Somehow, sadly, I doubt it.

Narcissism disguised as concern

This will be a short one as my fingers are tired. Stop sniggering at the back.

I don't hide the fact that I hate pointless selfies. Standing at the top of the Statue of Liberty? Go ahead and take a picture of yourself with the backdrop of NYC behind you, that's okay - you enjoy yourself. Heading off to the shop? No. I don't need to see a picture of you by your front door for that.

It is blatant compliment fishing, and I despair at the complete narcissism and the underlying lack of self confidence this demonstrates. But these posts usually get my copyrighted eyeroll and I scroll on.

However, over the last couple of days I have noticed several posts consisting of a black and white selfie with "Challenge accepted" as the caption. One Google search later and I facepalmed myself so hard I gave myself a black eye.

Maybe I should post a selfie of it.

Anyway, apparently this new craze is to "raise awareness about cancer". These brave souls are taking the time to pick up their phone, switch their front camera on, take several photos until they decide on the most flattering, scroll allllllll the way to the black and white filter, and then, fingers trembling with the effort of it all, posting it on Facebook to make people think about a deadly disease.

You may be surprised to hear that I have several issues with this.

Firstly, unlike the ALS ice bucket challenge, there is no donation to any sort of cancer charity. Were this the case, I may be a little more forgiving as it would actually make a difference. But this isn't part of the "challenge" at all.

Secondly, what the fuck do you mean "raise awareness"? Are you saying that people forget that cancer exists? That your friends need to see a ghostly black and white picture of your mug to remind them that this disease is still around?

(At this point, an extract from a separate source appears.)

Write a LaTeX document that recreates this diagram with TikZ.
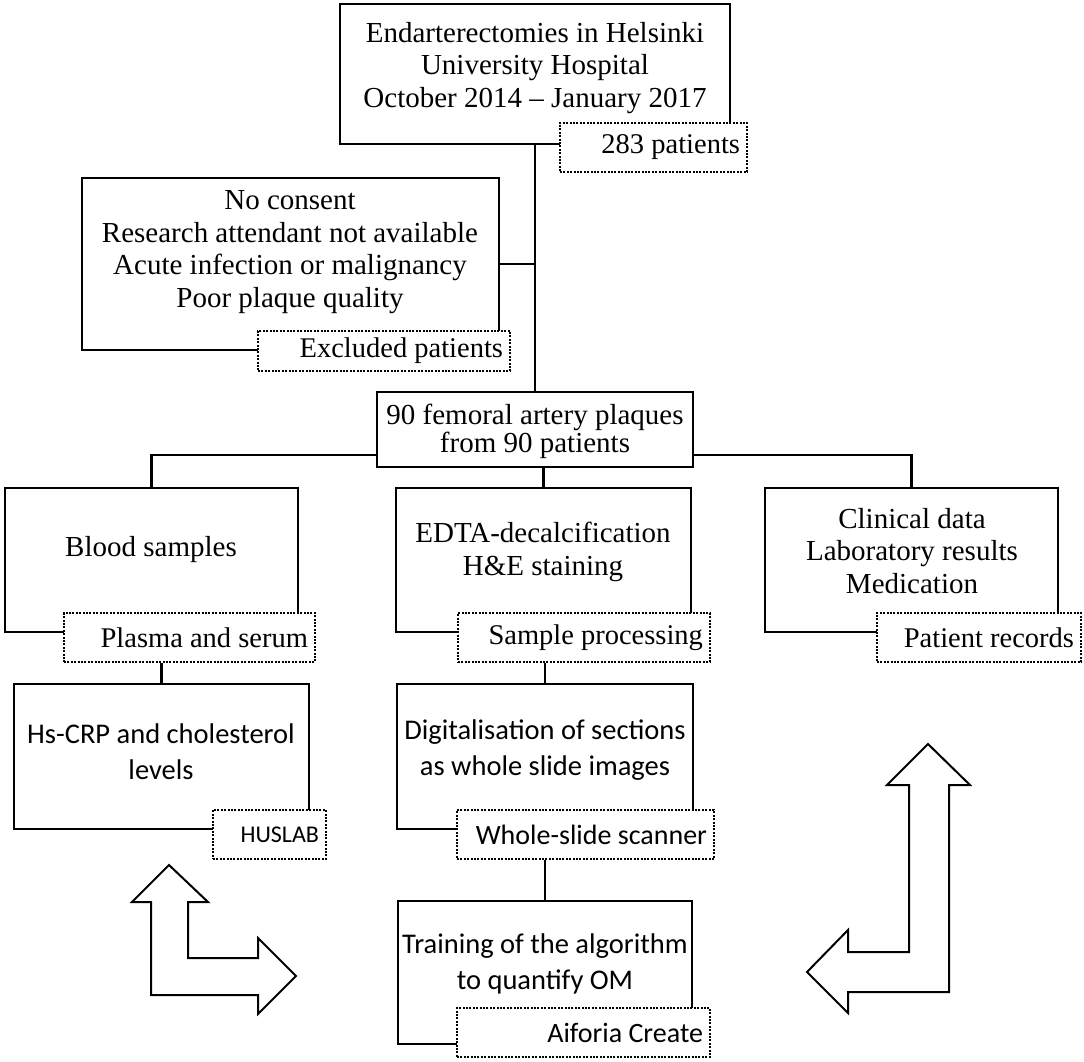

Enough with this "raise awareness" bullshit, it is yet another use of this vague statement that doesn't actually mean anything, and society really needs to stop throwing it around under the pretence that is does. Speaking of pretence, this brings me neatly to my final point.

Don't pretend that you're posting a picture of yourself to help people with cancer. Admit to yourself that you are posting a selfie for one reason and one reason only - to receive compliments. For people to tell you that you look "gorge, hun", and for those little thumbs to appear under your colourless face. Don't insult cancer sufferers, cancer survivors, and the families that have lost a loved one to cancer, by trying to disguise your narcissism with half-hearted concern.

Just don't do it. It is fucking nonsense.

If you truly want to help, take the time to donate money to a cancer charity, where your actions will be appreciated. Don't contribute to another craze which, when you think about it, is not completely unrelated to the ICTBPSNAOH culture.

Use your heads, guys, don't take pictures of it.